Camry sales in the U.S. declined 12 percent to 37,663 units last month, or 100 fewer than the Altima, whose deliveries declined 8 percent, according to company figures.
The two midsize sedans lost market share to Honda’s Accord and Ford’s Fusion. Accord sales climbed 36 percent while Fusion sales were up 6 percent.
Toyota’s flagship sedan has been the country’s best-seller every year since 2002, but U.S. automakers are fielding their most competitive cars in decades.
At stake is supremacy in the biggest segment of the U.S. auto market at a time when demand is pushing light-vehicle sales to their highest levels in more than five years.
“Toyota may not have realized just how competitive the segment would get,” said Alec Gutierrez, industry analyst for auto-market researcher Kelley Blue Book. “This is the best-selling segment in the U.S., and the surge will continue for the rest of the year.”
Demand for midsize cars, along with pickup trucks from U.S.-based Ford, General Motors Co. and Chrysler Group LLC, drove up U.S. auto sales 3.4 percent to the highest since August 2007.
“Long gone are the days when you saw Camry as the perennial winner by a big margin,” Al Castignetti, Nissan’s vice president of U.S. sales, said Tuesday. “We’ll all fight for that pie, and it will be more of an equal pie now that we’ll all share in.”
While the Altima topped Camry’s U.S. sales last month, the Nissan model ranks only third in the segment this year. For the first quarter, Toyota’s Camry is more than 12,000 units ahead of its nearest competitor, Honda’s restyled Accord. The Fusion, redesigned in late 2012, ranks fourth this year.
“We have Camry right on plan, and we feel really good about our position,” Bob Carter, Toyota’s senior vice president of U.S. sales, said Tuesday. “We’re absolutely confident we’ll continue to be the No. 1 vehicle in the market in 2013.”
Toyota, the world’s largest automaker, saw its total deliveries of Toyota, Lexus and Scion models increase 1 percent in March, missing the 1.6 percent increase predicted by analysts in a Bloomberg survey.
Prius hybrid sales dropped 23 percent, Toyota said. The Prius decline resulted from a combination of less aggressive marketing last month and a drop in fuel prices, Carter said.
Toyota will continue its current no-interest loan offers and discounted leases for the Camry and other models for another month to sustain sales, he said.
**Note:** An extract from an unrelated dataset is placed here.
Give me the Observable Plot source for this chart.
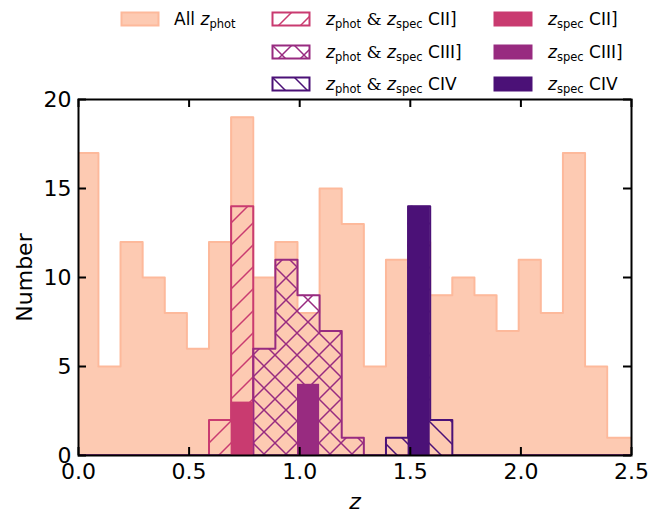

Nissan, Japan’s second-biggest automaker, reported a 1 percent sales gain, beating the average estimate for a 2.1 percent decline. Deliveries of Nissan and Infiniti brand vehicles totaled 137,726, the most ever for the month of March, the company said.
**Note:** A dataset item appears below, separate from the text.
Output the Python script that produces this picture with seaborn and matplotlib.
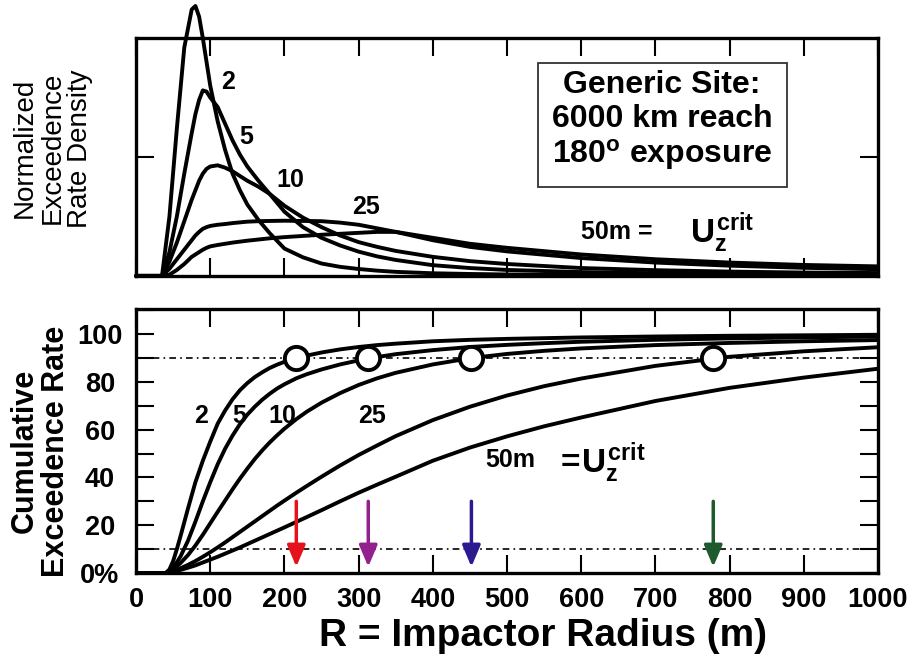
import matplotlib
matplotlib.use("Agg")
import matplotlib.pyplot as plt
import pandas as pd
import seaborn as sns
from matplotlib.patches import Rectangle
from matplotlib.ticker import MultipleLocator

# curve labels (critical radius U_z^crit, m)
sizes = ["2", "5", "10", "25", "50"]

# top panel: normalized exceedence rate density
radius_density = [0, 35, 45, 55, 65, 75, 80, 85, 90, 95, 100, 110, 120, 130, 140, 150, 165,
                  180, 200, 225, 250, 275, 300, 325, 350, 400, 450, 500, 600, 700, 800, 900, 1000]
density_2 = [0, 0, 0.25, 0.62, 0.96, 1.12, 1.135, 1.09, 1.0, 0.9, 0.8, 0.65, 0.53, 0.43, 0.36, 0.30, 0.235,
             0.18, 0.115, 0.078, 0.052, 0.038, 0.029, 0.022, 0.017, 0.011, 0.008, 0.006, 0.004, 0.003, 0.002, 0.0015, 0.001]
density_5 = [0, 0, 0.1, 0.25, 0.43, 0.6, 0.68, 0.74, 0.78, 0.775, 0.75, 0.71, 0.64, 0.57, 0.51, 0.46, 0.4,
             0.345, 0.27, 0.205, 0.16, 0.128, 0.102, 0.082, 0.067, 0.045, 0.033, 0.025, 0.016, 0.011, 0.008, 0.006, 0.005]
density_10 = [0, 0, 0.06, 0.14, 0.23, 0.32, 0.36, 0.4, 0.43, 0.45, 0.46, 0.465, 0.455, 0.44, 0.42, 0.4, 0.375,
              0.345, 0.295, 0.245, 0.205, 0.17, 0.142, 0.122, 0.105, 0.08, 0.062, 0.05, 0.033, 0.024, 0.018, 0.014, 0.012]
density_25 = [0, 0, 0.03, 0.07, 0.11, 0.15, 0.17, 0.185, 0.198, 0.205, 0.21, 0.215, 0.218, 0.222, 0.225, 0.228, 0.23,
              0.231, 0.232, 0.231, 0.23, 0.224, 0.215, 0.2, 0.185, 0.15, 0.122, 0.103, 0.075, 0.056, 0.043, 0.034, 0.028]
density_50 = [0, 0, 0.005, 0.025, 0.05, 0.08, 0.09, 0.1, 0.11, 0.118, 0.124, 0.13, 0.135, 0.14, 0.144, 0.148, 0.153,
              0.158, 0.163, 0.168, 0.173, 0.177, 0.181, 0.185, 0.185, 0.16, 0.135, 0.118, 0.09, 0.07, 0.056, 0.046, 0.04]

# bottom panel: cumulative exceedence rate (%)
radius_cum = [0, 40, 45, 50, 55, 60, 70, 80, 90, 100, 110, 120, 130, 140, 150, 160, 170, 180,
              190, 200, 216, 230, 250, 275, 300, 325, 350, 400, 450, 500, 550, 600, 700, 800, 900, 1000]
cum_2 = [0, 0, 1.5, 5, 10, 15.5, 27, 38, 47, 55, 62.5, 68, 72.7, 76.5, 79.5, 82, 84, 85.8,
         87.2, 88.4, 90, 91, 92.3, 93.6, 94.6, 95.4, 96, 97, 97.6, 98, 98.3, 98.6, 99, 99.3, 99.5, 99.7]
cum_5 = [0, 0, 0.8, 2.5, 4.5, 7, 13.5, 21.5, 30, 38, 45.5, 52, 57.5, 62.3, 66.3, 69.6, 72.5, 75,
         77.2, 79, 81.5, 83.2, 85.2, 87.3, 89, 90.4, 91.6, 93.3, 94.6, 95.5, 96.2, 96.8, 97.6, 98.2, 98.6, 99]
cum_10 = [0, 0, 0.5, 1.5, 2.8, 4.2, 7.5, 11.5, 16, 20.8, 25.6, 30.3, 35, 39.5, 43.7, 47.7, 51.3, 54.6,
          57.6, 60.4, 64.4, 67.5, 71.3, 75.3, 78.7, 81.5, 83.8, 87.3, 89.9, 91.7, 93, 94, 95.4, 96.3, 97, 97.5]
cum_25 = [0, 0, 0.3, 0.8, 1.4, 2.0, 3.4, 5, 6.8, 8.7, 10.7, 12.8, 15, 17.2, 19.4, 21.6, 23.8, 26,
          28.2, 30.3, 33.6, 36.4, 40.3, 45, 49.4, 53.4, 57.3, 64, 69.6, 74.3, 78.2, 81.4, 86.7, 90.5, 92.8, 94.5]
cum_50 = [0, 0, 0.2, 0.5, 0.9, 1.3, 2.2, 3.2, 4.4, 5.6, 6.8, 8.1, 9.4, 10.7, 12.1, 13.5, 14.9, 16.3,
          17.7, 19.1, 21.4, 23.4, 26.3, 30, 33.6, 37, 40.3, 47, 52.5, 57.2, 61.4, 65.1, 72, 77.5, 81.8, 85.5]

# radius where each curve hits 90 %, with arrow colours
crit_radius = [216, 313, 452, 778]
crit_level = 90
low_level = 10
arrow_colors = ["#e5121c", "#93208f", "#2b1b8f", "#1d5a2e"]

dens = pd.concat([pd.DataFrame({"radius": radius_density, "value": v, "size": s})
                  for s, v in zip(sizes, [density_2, density_5, density_10, density_25, density_50])])
cum = pd.concat([pd.DataFrame({"radius": radius_cum, "value": v, "size": s})
                 for s, v in zip(sizes, [cum_2, cum_5, cum_10, cum_25, cum_50])])

sns.set_style("ticks")
plt.rcParams["font.family"] = ["Liberation Sans", "DejaVu Sans"]
plt.rcParams["mathtext.fontset"] = "custom"
plt.rcParams["mathtext.rm"] = "Liberation Sans:bold"
plt.rcParams["mathtext.it"] = "Liberation Sans:bold"
plt.rcParams["mathtext.bf"] = "Liberation Sans:bold"
for key in ("text.color", "axes.labelcolor", "xtick.color", "ytick.color", "axes.edgecolor"):
    plt.rcParams[key] = "black"

fig = plt.figure(figsize=(9.07, 6.68), dpi=100)
ax_top = fig.add_axes([0.15, 0.587, 0.818, 0.356])
ax_bot = fig.add_axes([0.15, 0.1422, 0.818, 0.3952])

line_kws = dict(lw=2.8, solid_joinstyle="round", solid_capstyle="round")
black = ["black"] * len(sizes)

sns.lineplot(data=dens, x="radius", y="value", hue="size", hue_order=sizes, palette=black,
             legend=False, errorbar=None, ax=ax_top, clip_on=False, **line_kws)

for level in (low_level, crit_level):
    ax_bot.axhline(level, color="black", lw=1.2, ls=(0, (4, 2.5, 1, 2.5)), zorder=1)
sns.lineplot(data=cum, x="radius", y="value", hue="size", hue_order=sizes, palette=black,
             legend=False, errorbar=None, ax=ax_bot, zorder=2, **line_kws)
sns.scatterplot(x=crit_radius, y=[crit_level] * len(crit_radius), s=280, color="white",
                edgecolor="black", linewidth=2.8, zorder=5, ax=ax_bot)

for xr, c in zip(crit_radius, arrow_colors):
    ax_bot.annotate("", xy=(xr, 2.6), xytext=(xr, 30),
                    arrowprops=dict(arrowstyle="-|>,head_length=1.3,head_width=0.55",
                                    color=c, lw=2.5, shrinkA=0, shrinkB=0, mutation_scale=10),
                    zorder=6)

# axes styling
for ax in (ax_top, ax_bot):
    ax.set_xlim(0, 1000)
    ax.xaxis.set_major_locator(MultipleLocator(100))
    ax.tick_params(axis="both", which="both", direction="in", top=True, right=True,
                   width=1.5, length=13, labelsize=19.5, colors="black")
    for sp in ax.spines.values():
        sp.set_linewidth(2.4)
        sp.set_color("black")
    ax.set_xlabel("")
    ax.set_ylabel("")

ax_top.set_ylim(0, 1)
ax_top.set_yticks([0.5])
ax_top.tick_params(labelbottom=False, labelleft=False)

ax_bot.set_ylim(0, 110.5)
ax_bot.set_yticks([0, 20, 40, 60, 80, 100])
ax_bot.set_yticklabels(["0%", "20", "40", "60", "80", "100"])
ax_bot.yaxis.set_minor_locator(MultipleLocator(10))
ax_bot.tick_params(axis="x", pad=10)
ax_bot.tick_params(axis="y", pad=26)
plt.setp(ax_bot.get_yticklabels(), ha="center", fontweight="bold")
plt.setp(ax_bot.get_xticklabels(), fontweight="bold")

# curve labels
lab = dict(fontsize=18, fontweight="bold", ha="center", va="center")
for s, x, y in zip(sizes[:4], [123.6, 148, 207.5, 310], [0.816, 0.583, 0.403, 0.291]):
    ax_top.text(x, y, s, **lab)
for s, x in zip(sizes[:4], [87.6, 139.3, 197.7, 317.6]):
    ax_bot.text(x, 65.7, s, **lab)

ax_top.text(648, 0.185, "50m =", **lab)
ax_top.text(747, 0.139, r"$U_z^{crit}$", fontsize=24, ha="left", va="baseline")
ax_bot.text(505, 47.3, "50m", **lab)
ax_bot.text(565, 41.8, r"$=\!U_z^{crit}$", fontsize=24, ha="left", va="baseline")

ax_top.add_patch(Rectangle((0.542, 0.374), 0.335, 0.521, transform=ax_top.transAxes,
                           fill=False, lw=1.3, ec="#333333"))
ax_top.text(0.709, 0.65, "Generic Site:\n6000 km reach\n180$^{o}$ exposure",
            transform=ax_top.transAxes, fontsize=23, fontweight="bold",
            ha="center", va="center", linespacing=1.15, multialignment="center")

fig.text(0.058, 0.778, "Normalized\nExceedence\nRate Density", rotation=90, fontsize=20,
         ha="center", va="center", linespacing=1.08, multialignment="center")
fig.text(0.045, 0.325, "Cumulative\nExceedence Rate", rotation=90, fontsize=22,
         fontweight="bold", ha="center", va="center", linespacing=1.05, multialignment="center")
fig.text(0.599, 0.048, "R = Impactor Radius (m)", fontsize=28, fontweight="bold",
         ha="center", va="center")

fig.savefig("out.png", dpi=100)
Honda, Japan’s third-largest automaker, said it sold 136,038 Honda and Acura brand autos, up 7.1 percent. While that was the biggest increase among major automakers in the U.S., it trailed an expected 8.5 percent gain for the company.
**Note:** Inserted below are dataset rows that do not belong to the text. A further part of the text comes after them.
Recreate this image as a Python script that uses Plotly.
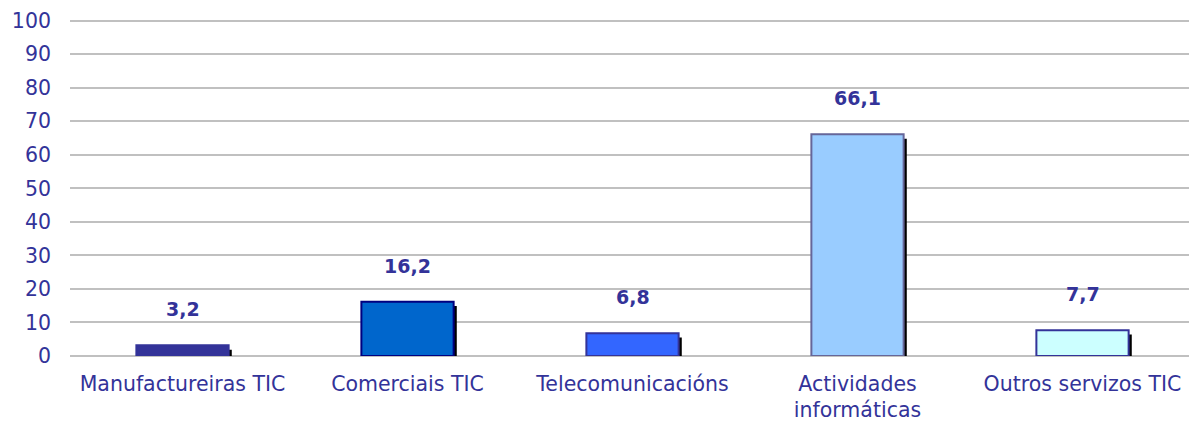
import plotly.graph_objects as go

categories = ["Manufactureiras TIC", "Comerciais TIC", "Telecomunicacións",
              "Actividades<br>informáticas", "Outros servizos TIC"]
values = [3.2, 16.2, 6.8, 66.1, 7.7]
value_labels = ["3,2", "16,2", "6,8", "66,1", "7,7"]
fill_colors = ["#333399", "#0066CC", "#3366FF", "#99CCFF", "#CCFFFF"]
line_colors = ["#333399", "#000080", "#333399", "#666699", "#333399"]
tick_vals = [0, 10, 20, 30, 40, 50, 60, 70, 80, 90, 100]

TXT = "#333399"
FONT = "DejaVu Sans, Verdana, sans-serif"

fig = go.Figure()
# shadow
fig.add_trace(go.Bar(
    x=categories, y=[v - 1.3 for v in values], width=0.41, offset=-0.205 + 0.014,
    marker=dict(color="black", line=dict(width=0)), hoverinfo="skip", showlegend=False))
fig.add_trace(go.Bar(
    x=categories, y=values, width=0.41, offset=-0.205,
    marker=dict(color=fill_colors, line=dict(color=line_colors, width=2)),
    showlegend=False))

for c, v, t in zip(categories, values, value_labels):
    fig.add_annotation(x=c, y=v, text="<b>" + t + "</b>", showarrow=False,
                       yshift=36, font=dict(family=FONT, size=19, color=TXT))

fig.update_layout(
    width=1189, height=415,
    margin=dict(l=62, r=2, t=11, b=67, autoexpand=False),
    paper_bgcolor="white", plot_bgcolor="white",
    barmode="overlay",
    font=dict(family=FONT, color=TXT),
    xaxis=dict(showline=False, showgrid=False, tickfont=dict(size=20.5, color=TXT),
               ticks="", range=[-0.5, 4.5], automargin=False, ticklabelstandoff=13),
    yaxis=dict(range=[0, 100.5], tickvals=tick_vals, showgrid=True, gridcolor="#C0C0C0",
               gridwidth=2, zeroline=True, zerolinecolor="#C0C0C0", zerolinewidth=2,
               showline=False, tickfont=dict(size=20.5, color=TXT), ticks="",
               ticklabelstandoff=18, automargin=False, ticklabeloverflow="allow"),
)

fig.write_html("out.html")
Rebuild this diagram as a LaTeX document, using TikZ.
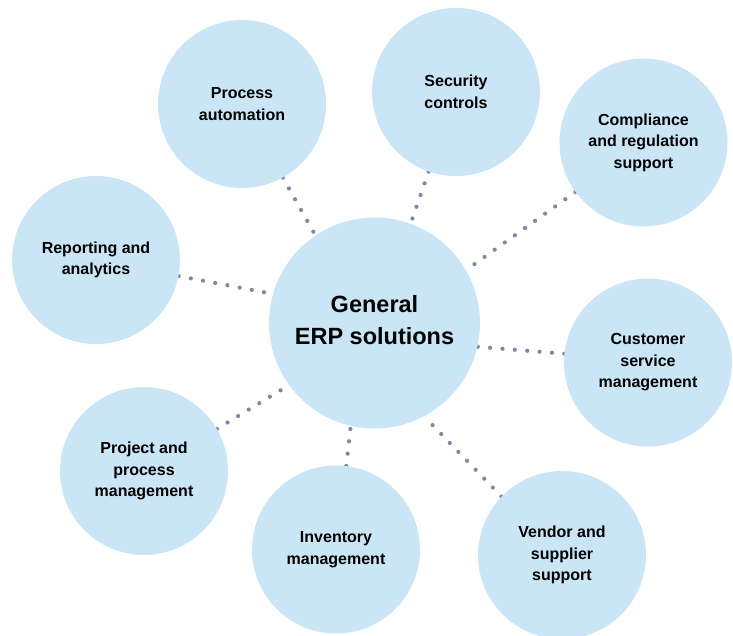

Unlike major competitors, Honda doesn’t have a program to sell its vehicles directly to rental or business fleet customers. On that basis, the company estimates it outsells rivals to the Accord, Civic, CR-V sport utility vehicle and Odyssey minivan, said John Mendel, Honda’s executive vice president.
“It’s particularly rewarding to see Accord and Civic winning new customers against a headwind of competitor incentives and value-reducing fleet sales,” Mendel said in a statement Tuesday.